Other than the tilt of the terrain, MDI riding is similar to the Seacoast. There are miles of rural back roads used almost exclusively by Mainers who don’t drive fast and give riders a wide berth. Most roads also loop and interconnect making it hard to get seriously lost on this island.

Also like ours, the rural roads are unmarked at forks that often do not appear on commonly available maps. I was marginally familiar with these roads. It this had just been a day trip, I might have jumped right on my bike. But ten days of riding demanded specific knowledge, so I first drove the back roads by car to identify the right turns and check over the terrain. After driving 25 miles I designed a two-hour "signature ride" on quiet roads. This was my standard short tour on days not dominated by hardcore cycling.

The old Yankees in Maine didn’t build an inch more road than necessary and it didn’t take long to discover that any paved road is a loop that eventually comes back to the same place. So as Yogi Berra says, always take the side road. The only seriously wrong turns on Mount Desert Island led to Route 3; that’s the highway that leads into Bar Harbor.

Route 3 is one of the world’s worst bicycle roads. The four lanes carry a rushing stream of traffic that travels above the speed limit. Even worse, the last five miles into Bar Harbor feel as narrow as any country two-lane and with no shoulders. This super scary road is lousy with broken tarmac and incessant traffic. Never again.

In unknown territory ignorance easily passes for bliss, and it is hard to resist riding the most direct route when you are not exactly sure of another way. When planning, avoiding fast moving traffic takes precedence over everything.

Hills are the answer for those who seek maximum exercise. The guys I rode with at Mount Desert are better riders and much better climbers. Staying with them on level terrain was demanding for a senior citizen, but not killer hard. Once the road goes up, and then up some more, they were gone. It is all about setting a smooth tempo in a gear ratio that is low enough to be comfortable, but with a forward speed that is in rhythm with the speed your legs turn. Spinning wildly and going nowhere means the gear is too low and grinding out every pedal revolution means the opposite. The goal is to crest the climb looking like a bike rider ready for more.

Drafting is the magic. It was understood that my friends would wait for me at the top, and they politely insisted that each wait was short. Then I was off and in a downhill charge in their draft, flying over hill and dale until the next long climb where they pushed ahead. They waited at the top. I arrived, and we were off again. Call it the "no torture" way for anyone to get better. Find stronger friends and try it sometime.

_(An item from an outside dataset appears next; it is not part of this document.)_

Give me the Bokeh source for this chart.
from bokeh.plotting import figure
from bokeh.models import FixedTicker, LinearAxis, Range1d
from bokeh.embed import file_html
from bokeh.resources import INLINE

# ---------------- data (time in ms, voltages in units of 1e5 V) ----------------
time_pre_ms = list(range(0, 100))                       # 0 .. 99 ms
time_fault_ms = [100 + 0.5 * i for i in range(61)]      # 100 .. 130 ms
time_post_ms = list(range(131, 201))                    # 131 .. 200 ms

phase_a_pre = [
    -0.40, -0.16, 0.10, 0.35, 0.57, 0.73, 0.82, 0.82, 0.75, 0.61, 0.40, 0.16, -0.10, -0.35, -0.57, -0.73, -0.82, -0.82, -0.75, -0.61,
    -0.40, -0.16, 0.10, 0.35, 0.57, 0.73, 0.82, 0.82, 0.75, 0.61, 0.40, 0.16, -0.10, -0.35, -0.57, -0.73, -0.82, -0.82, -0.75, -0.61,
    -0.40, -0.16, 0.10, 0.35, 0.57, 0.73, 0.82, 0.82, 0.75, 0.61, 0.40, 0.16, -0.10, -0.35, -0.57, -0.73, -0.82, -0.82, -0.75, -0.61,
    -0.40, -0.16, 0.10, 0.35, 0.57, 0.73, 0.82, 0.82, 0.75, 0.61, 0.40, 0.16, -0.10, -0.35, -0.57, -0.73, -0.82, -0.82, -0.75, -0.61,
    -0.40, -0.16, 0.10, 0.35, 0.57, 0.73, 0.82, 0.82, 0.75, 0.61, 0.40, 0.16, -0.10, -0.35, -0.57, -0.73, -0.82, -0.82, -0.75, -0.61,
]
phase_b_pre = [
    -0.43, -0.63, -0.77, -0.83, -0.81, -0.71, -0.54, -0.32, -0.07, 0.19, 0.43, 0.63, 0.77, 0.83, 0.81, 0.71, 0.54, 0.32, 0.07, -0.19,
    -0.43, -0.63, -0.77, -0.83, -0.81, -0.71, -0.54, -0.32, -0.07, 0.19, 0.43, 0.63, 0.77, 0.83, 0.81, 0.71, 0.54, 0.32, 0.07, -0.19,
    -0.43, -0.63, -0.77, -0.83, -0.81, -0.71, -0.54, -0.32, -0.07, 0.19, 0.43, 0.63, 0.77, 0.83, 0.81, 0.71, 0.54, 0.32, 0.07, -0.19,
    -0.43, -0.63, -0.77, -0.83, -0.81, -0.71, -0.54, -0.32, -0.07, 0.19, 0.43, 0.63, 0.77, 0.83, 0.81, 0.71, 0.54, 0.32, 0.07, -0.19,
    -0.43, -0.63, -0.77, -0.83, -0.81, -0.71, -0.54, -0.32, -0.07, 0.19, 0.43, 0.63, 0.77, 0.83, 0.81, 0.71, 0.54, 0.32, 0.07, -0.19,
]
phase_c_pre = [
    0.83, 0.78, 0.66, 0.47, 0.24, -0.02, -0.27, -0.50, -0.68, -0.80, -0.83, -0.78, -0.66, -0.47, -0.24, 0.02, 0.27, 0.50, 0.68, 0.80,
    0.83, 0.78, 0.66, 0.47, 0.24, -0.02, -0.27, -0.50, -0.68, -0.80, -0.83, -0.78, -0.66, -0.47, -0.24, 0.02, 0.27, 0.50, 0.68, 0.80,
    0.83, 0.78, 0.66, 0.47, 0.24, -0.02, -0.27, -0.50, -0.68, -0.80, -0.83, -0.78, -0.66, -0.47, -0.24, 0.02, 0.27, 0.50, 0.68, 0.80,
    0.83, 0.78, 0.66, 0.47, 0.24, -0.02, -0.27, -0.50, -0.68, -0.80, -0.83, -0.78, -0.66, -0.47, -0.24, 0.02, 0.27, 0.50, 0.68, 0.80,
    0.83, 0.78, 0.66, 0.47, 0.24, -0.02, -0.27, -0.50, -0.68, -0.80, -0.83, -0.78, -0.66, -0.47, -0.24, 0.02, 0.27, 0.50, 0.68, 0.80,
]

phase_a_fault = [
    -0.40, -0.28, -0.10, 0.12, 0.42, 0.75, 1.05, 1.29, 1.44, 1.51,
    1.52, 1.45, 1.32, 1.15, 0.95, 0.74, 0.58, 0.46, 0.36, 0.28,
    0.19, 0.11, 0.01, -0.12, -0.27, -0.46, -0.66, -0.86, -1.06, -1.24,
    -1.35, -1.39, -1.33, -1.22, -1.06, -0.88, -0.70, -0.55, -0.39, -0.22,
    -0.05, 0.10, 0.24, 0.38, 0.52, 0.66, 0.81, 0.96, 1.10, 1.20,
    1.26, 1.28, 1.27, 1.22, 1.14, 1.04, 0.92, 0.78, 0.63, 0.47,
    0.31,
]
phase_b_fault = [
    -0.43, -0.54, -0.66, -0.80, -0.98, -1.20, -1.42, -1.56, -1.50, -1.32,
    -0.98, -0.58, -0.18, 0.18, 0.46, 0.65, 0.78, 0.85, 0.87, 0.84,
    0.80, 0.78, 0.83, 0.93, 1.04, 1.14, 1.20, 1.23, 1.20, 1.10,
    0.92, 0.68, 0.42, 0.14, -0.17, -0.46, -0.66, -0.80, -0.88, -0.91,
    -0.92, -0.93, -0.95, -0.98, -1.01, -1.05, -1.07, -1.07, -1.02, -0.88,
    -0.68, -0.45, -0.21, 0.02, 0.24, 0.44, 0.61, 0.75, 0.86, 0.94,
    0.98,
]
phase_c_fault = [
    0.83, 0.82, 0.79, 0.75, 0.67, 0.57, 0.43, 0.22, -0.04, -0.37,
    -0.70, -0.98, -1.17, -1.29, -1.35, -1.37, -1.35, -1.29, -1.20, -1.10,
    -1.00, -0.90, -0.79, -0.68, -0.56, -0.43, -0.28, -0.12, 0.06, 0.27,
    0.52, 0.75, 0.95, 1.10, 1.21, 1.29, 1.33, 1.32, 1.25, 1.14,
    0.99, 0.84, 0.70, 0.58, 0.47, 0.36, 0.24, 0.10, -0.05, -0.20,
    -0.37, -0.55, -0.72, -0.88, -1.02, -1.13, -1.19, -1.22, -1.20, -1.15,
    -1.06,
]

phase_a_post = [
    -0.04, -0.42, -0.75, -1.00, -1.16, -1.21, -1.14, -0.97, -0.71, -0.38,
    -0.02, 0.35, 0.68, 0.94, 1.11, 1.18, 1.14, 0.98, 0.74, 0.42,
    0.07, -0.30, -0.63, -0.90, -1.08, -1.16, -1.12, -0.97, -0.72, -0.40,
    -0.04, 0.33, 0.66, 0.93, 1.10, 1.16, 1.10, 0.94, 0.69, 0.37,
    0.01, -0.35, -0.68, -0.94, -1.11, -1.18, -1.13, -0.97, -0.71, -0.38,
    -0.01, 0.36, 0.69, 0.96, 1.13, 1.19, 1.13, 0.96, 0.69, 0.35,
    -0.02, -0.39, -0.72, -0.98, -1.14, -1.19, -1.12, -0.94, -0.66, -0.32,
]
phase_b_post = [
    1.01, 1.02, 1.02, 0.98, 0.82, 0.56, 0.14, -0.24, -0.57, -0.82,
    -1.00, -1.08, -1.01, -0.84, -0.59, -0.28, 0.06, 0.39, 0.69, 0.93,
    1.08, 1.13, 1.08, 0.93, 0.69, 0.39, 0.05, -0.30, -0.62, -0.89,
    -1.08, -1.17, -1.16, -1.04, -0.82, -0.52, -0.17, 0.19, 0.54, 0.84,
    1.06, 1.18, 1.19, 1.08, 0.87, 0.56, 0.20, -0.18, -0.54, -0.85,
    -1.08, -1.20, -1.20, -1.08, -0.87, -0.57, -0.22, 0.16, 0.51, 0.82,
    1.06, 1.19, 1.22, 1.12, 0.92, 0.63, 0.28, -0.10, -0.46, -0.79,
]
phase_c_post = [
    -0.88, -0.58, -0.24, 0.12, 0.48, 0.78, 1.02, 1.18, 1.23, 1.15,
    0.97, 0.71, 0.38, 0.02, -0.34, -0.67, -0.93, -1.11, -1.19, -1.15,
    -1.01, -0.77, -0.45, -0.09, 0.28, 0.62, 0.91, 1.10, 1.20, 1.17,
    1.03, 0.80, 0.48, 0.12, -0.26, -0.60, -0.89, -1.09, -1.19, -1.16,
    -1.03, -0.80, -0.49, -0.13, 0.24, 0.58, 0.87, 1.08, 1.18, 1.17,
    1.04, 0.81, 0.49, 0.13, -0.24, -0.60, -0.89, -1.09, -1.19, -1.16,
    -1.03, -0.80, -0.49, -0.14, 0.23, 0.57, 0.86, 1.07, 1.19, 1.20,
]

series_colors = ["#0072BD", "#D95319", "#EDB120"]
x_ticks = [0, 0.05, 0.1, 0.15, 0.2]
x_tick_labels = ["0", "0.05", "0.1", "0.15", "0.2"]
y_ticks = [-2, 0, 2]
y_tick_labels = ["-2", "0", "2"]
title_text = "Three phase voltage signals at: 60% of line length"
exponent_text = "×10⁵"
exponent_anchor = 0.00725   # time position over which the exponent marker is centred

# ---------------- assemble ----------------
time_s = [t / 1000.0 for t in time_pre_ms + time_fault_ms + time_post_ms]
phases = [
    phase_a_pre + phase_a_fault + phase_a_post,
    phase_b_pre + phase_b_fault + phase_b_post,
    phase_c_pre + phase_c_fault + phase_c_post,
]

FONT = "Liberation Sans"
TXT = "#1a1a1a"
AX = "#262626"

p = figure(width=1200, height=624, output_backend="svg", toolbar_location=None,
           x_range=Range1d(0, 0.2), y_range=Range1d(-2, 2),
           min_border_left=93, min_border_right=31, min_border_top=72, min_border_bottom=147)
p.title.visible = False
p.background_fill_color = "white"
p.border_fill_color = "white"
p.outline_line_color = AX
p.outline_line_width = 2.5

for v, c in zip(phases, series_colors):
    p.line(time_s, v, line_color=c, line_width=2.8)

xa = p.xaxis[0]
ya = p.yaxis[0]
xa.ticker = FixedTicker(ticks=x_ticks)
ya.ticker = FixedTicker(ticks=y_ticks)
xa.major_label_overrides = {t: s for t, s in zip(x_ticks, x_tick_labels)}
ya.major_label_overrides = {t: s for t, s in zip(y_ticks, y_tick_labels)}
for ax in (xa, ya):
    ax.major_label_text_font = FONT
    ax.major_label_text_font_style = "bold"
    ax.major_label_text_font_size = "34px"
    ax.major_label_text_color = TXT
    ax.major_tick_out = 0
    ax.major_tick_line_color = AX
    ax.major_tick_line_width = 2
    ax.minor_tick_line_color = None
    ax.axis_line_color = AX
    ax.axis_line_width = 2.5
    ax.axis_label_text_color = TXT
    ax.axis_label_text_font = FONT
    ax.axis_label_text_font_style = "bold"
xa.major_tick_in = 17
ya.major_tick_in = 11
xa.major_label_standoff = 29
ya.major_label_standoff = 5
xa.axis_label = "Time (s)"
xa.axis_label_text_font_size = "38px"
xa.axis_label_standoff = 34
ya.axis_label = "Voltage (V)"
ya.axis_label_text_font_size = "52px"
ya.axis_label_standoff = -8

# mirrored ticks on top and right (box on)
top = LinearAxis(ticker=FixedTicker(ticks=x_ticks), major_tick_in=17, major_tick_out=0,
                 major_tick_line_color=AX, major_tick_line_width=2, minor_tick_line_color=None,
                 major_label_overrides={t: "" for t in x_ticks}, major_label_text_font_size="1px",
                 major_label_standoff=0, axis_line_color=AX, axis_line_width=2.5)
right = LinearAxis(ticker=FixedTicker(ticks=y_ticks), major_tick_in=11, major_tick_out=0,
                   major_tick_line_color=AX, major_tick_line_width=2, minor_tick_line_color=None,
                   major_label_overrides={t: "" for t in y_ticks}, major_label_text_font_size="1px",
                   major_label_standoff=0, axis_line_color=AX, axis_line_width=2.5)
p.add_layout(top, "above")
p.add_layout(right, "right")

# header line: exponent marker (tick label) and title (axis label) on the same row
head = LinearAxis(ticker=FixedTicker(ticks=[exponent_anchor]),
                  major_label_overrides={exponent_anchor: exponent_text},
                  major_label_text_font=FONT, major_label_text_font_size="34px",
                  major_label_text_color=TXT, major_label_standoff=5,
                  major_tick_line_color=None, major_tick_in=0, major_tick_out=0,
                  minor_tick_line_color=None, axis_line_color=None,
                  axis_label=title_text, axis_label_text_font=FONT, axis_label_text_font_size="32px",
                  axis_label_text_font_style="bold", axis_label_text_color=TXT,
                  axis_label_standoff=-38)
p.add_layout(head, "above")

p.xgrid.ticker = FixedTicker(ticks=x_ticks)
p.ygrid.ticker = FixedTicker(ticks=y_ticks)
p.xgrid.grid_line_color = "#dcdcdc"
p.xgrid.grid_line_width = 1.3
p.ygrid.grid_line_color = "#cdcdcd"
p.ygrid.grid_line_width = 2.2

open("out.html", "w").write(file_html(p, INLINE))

Cadillac Mountain at 3.1 miles is by far MDI’s longest climb. It is the same 5-6% rise as most of the island climbs. That’s not gut busting as much as it is a constant challenge to turn the pedals smoothly. My effort was 26 minutes of hard, but not unpleasant, work. My friends did it in less than 20 minutes.

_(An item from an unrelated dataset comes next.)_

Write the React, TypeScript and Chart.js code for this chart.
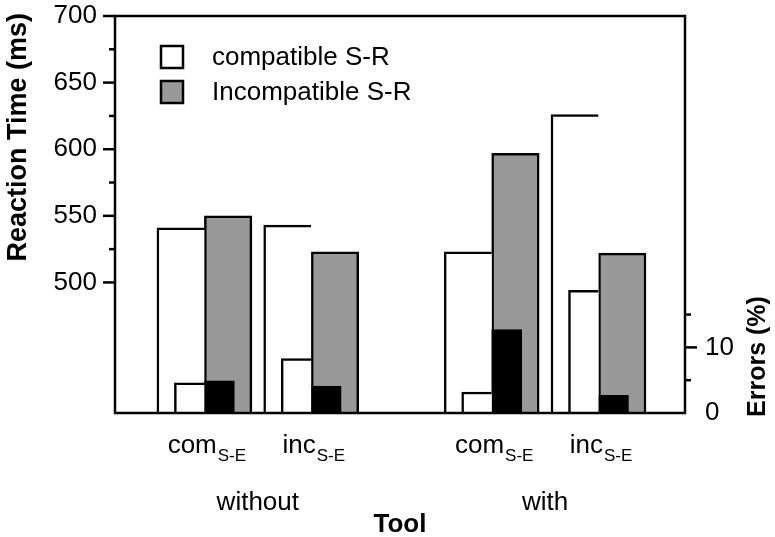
import React, { useEffect, useRef } from 'react';
import { Chart, registerables } from 'chart.js';

Chart.register(...registerables);

// ---- data ----
const conditions = ['com', 'inc', 'com', 'inc'];
const conditionSub = ['S-E', 'S-E', 'S-E', 'S-E'];
const conditionPos = [1, 2, 3.69, 4.69];
const toolGroups = ['without', 'with'];
const toolGroupMembers = [[0, 1], [2, 3]];
const rtCompatible = [541, 543, 523, 626];
const rtIncompatible = [550, 523, 597, 522];
const errCompatible = [4.6, 8.3, 3.2, 18.7];
const errIncompatible = [4.9, 4.1, 12.7, 2.7];
const rtMajorTicks = [500, 550, 600, 650, 700];
const rtMinorTicks = [525, 575, 625, 675];
const errMajorTicks = [0, 10];
const errMinorTicks = [5, 15];
const legendLabels = ['compatible S-R', 'Incompatible S-R'];
const xTitle = 'Tool';
const yTitle = 'Reaction Time (ms)';
const y2Title = 'Errors (%)';

const FONT = "'Liberation Sans', Arial, Helvetica, sans-serif";
const GRAY = '#999999';
const LW = 2.5;

const decorPlugin = {
  id: 'decor',
  afterDatasetsDraw(chart: any) {
    const ctx = chart.ctx as CanvasRenderingContext2D;
    const { left, right, top, bottom } = chart.chartArea;
    const x = chart.scales.x;
    const y = chart.scales.y;
    const y2 = chart.scales.y2;
    ctx.save();
    ctx.strokeStyle = '#000';
    ctx.fillStyle = '#000';
    ctx.lineWidth = LW;
    // frame
    ctx.strokeRect(left, top, right - left, bottom - top);
    const tick = (x0: number, x1: number, yy: number) => {
      ctx.beginPath();
      ctx.moveTo(x0, yy);
      ctx.lineTo(x1, yy);
      ctx.stroke();
    };
    rtMajorTicks.forEach(v => tick(left - 12, left, y.getPixelForValue(v)));
    rtMinorTicks.forEach(v => tick(left - 6, left, y.getPixelForValue(v)));
    errMajorTicks.filter(v => v > y2.min).forEach(v => tick(right, right + 12, y2.getPixelForValue(v)));
    errMinorTicks.forEach(v => tick(right, right + 6, y2.getPixelForValue(v)));

    // x labels with subscripts
    ctx.textBaseline = 'alphabetic';
    ctx.textAlign = 'left';
    conditions.forEach((c, i) => {
      const cx = x.getPixelForValue(conditionPos[i]);
      ctx.font = `26px ${FONT}`;
      const mw = ctx.measureText(c).width;
      ctx.font = `17px ${FONT}`;
      const sw = ctx.measureText(conditionSub[i]).width;
      const x0 = cx - (mw + sw) / 2 + 2;
      ctx.font = `26px ${FONT}`;
      ctx.fillText(c, x0, bottom + 40);
      ctx.font = `17px ${FONT}`;
      ctx.fillText(conditionSub[i], x0 + mw + 1, bottom + 48);
    });
    // group labels
    ctx.font = `26px ${FONT}`;
    ctx.textAlign = 'center';
    toolGroups.forEach((g, gi) => {
      const ps = toolGroupMembers[gi].map(i => x.getPixelForValue(conditionPos[i]));
      const cx = ps.reduce((a, b) => a + b, 0) / ps.length;
      ctx.fillText(g, cx, bottom + 97);
    });
    // x title
    ctx.font = `bold 26px ${FONT}`;
    ctx.fillText(xTitle, (left + right) / 2, bottom + 119);

    // y title (left)
    ctx.save();
    ctx.translate(19, top - 3);
    ctx.rotate(-Math.PI / 2);
    ctx.font = `bold 27px ${FONT}`;
    ctx.textAlign = 'right';
    ctx.textBaseline = 'middle';
    ctx.fillText(yTitle, 0, 0);
    ctx.restore();

    // y2 title (right)
    ctx.save();
    ctx.translate(758, bottom + 4);
    ctx.rotate(-Math.PI / 2);
    ctx.font = `bold 25px ${FONT}`;
    ctx.textAlign = 'left';
    ctx.textBaseline = 'middle';
    ctx.fillText(y2Title, 0, 0);
    ctx.restore();

    // legend
    const fills = ['#ffffff', GRAY];
    legendLabels.forEach((lab, i) => {
      const bx = left + 46;
      const by = top + 30 + i * 35;
      ctx.fillStyle = fills[i];
      ctx.fillRect(bx, by, 22, 22);
      ctx.strokeStyle = '#000';
      ctx.lineWidth = LW;
      ctx.strokeRect(bx, by, 22, 22);
      ctx.fillStyle = '#000';
      ctx.font = `26px ${FONT}`;
      ctx.textAlign = 'left';
      ctx.textBaseline = 'middle';
      ctx.fillText(lab, left + 97, by + 12);
    });
    ctx.restore();
  },
};

export default function App() {
  const ref = useRef<HTMLCanvasElement>(null);
  useEffect(() => {
    document.body.style.margin = '0';
    const canvas = ref.current!;
    const pts = (vals: number[]) => conditionPos.map((xv, i) => ({ x: xv, y: vals[i] }));
    const bw = (right: boolean) => ({ top: LW, left: LW, right: right ? LW : 0, bottom: 0 });
    const chart = new Chart(canvas, {
      type: 'bar',
      data: {
        datasets: [
          {
            label: legendLabels[0], data: pts(rtCompatible), yAxisID: 'y', stack: 'compatible',
            backgroundColor: '#ffffff', borderColor: '#000', borderWidth: bw(false) as any,
            borderSkipped: false, barThickness: 47.5, order: 2,
          },
          {
            label: legendLabels[1], data: pts(rtIncompatible), yAxisID: 'y', stack: 'incompatible',
            backgroundColor: GRAY, borderColor: '#000', borderWidth: bw(true) as any,
            borderSkipped: false, barThickness: 47.5, order: 2,
          },
          {
            label: 'Errors compatible', data: pts(errCompatible), yAxisID: 'y2', stack: 'compatible',
            backgroundColor: '#ffffff', borderColor: '#000', borderWidth: bw(false) as any,
            borderSkipped: false, barThickness: 30, order: 1,
          },
          {
            label: 'Errors incompatible', data: pts(errIncompatible), yAxisID: 'y2', stack: 'incompatible',
            backgroundColor: '#000000', borderColor: '#000', borderWidth: bw(true) as any,
            borderSkipped: false, barThickness: 30, order: 1,
          },
        ] as any,
      },
      options: {
        animation: false,
        responsive: false,
        devicePixelRatio: 1,
        layout: { padding: { top: 16, bottom: 124, left: 0, right: 0 } },
        plugins: { legend: { display: false }, tooltip: { enabled: false } },
        scales: {
          x: { type: 'linear', min: 0.163, max: 5.5, offset: false, display: false },
          y: {
            type: 'linear', position: 'left', min: 402, max: 700, stacked: false,
            grid: { display: false, drawTicks: false },
            border: { display: false },
            ticks: { color: '#000', padding: 18, font: { family: FONT, size: 26, lineHeight: 1 } },
            afterBuildTicks: (s: any) => { s.ticks = rtMajorTicks.map(v => ({ value: v })); },
            afterFit: (s: any) => { s.width = 115; s.paddingTop = 0; s.paddingBottom = 0; },
          },
          y2: {
            type: 'linear', position: 'right', min: 0, max: 60.5, stacked: false,
            grid: { display: false, drawTicks: false },
            border: { display: false },
            ticks: { color: '#000', padding: 20, font: { family: FONT, size: 26, lineHeight: 1 } },
            afterBuildTicks: (s: any) => { s.ticks = errMajorTicks.map(v => ({ value: v })); },
            afterFit: (s: any) => { s.width = 90; s.paddingTop = 0; s.paddingBottom = 0; },
          },
        } as any,
      },
      plugins: [decorPlugin],
    });
    return () => chart.destroy();
  }, []);
  return (
    <div style={{ width: 775, height: 537, background: '#fff' }}>
      <canvas ref={ref} width={775} height={537} style={{ display: 'block' }} />
    </div>
  );
}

Nestled in the final 34-mile time trial In the recent Tour de France there was a 3-mile uphill climb with exactly the same profile as Cadillac. By comparison, Lance Armstrong did that section in under 9 minutes averaging something over 20 mph. Wow!

Without the bike I’d never have discovered Town Hill, a Bar Harbor village that was the gateway to my signature ride. It is home to a general store, a fancy restaurant, an antique shop, and Atlantic Micro Brewery that was hosting its 8th annual garlic festival.

The barbecue was amazing, the beer ditto and the country/blues/swing band better than both of them put together. The only downside was the odor of garlic seeping through the pores of the many garlic addicts in attendance. Here I discovered that belt sander racing is alive and well. Men will race anything. The belt sanders, some off the shelf, some souped up, tore town a raceway made from two 100 foot wooden chutes. Those that made it down the entire track, extension cords flailing, crashed into a wooden barrier.

There must be a final metaphor here about racing belt sanders downhill, but I can’t think of one. For me, it was just one more thrill I owe to recreational cycling among the hills of Maine.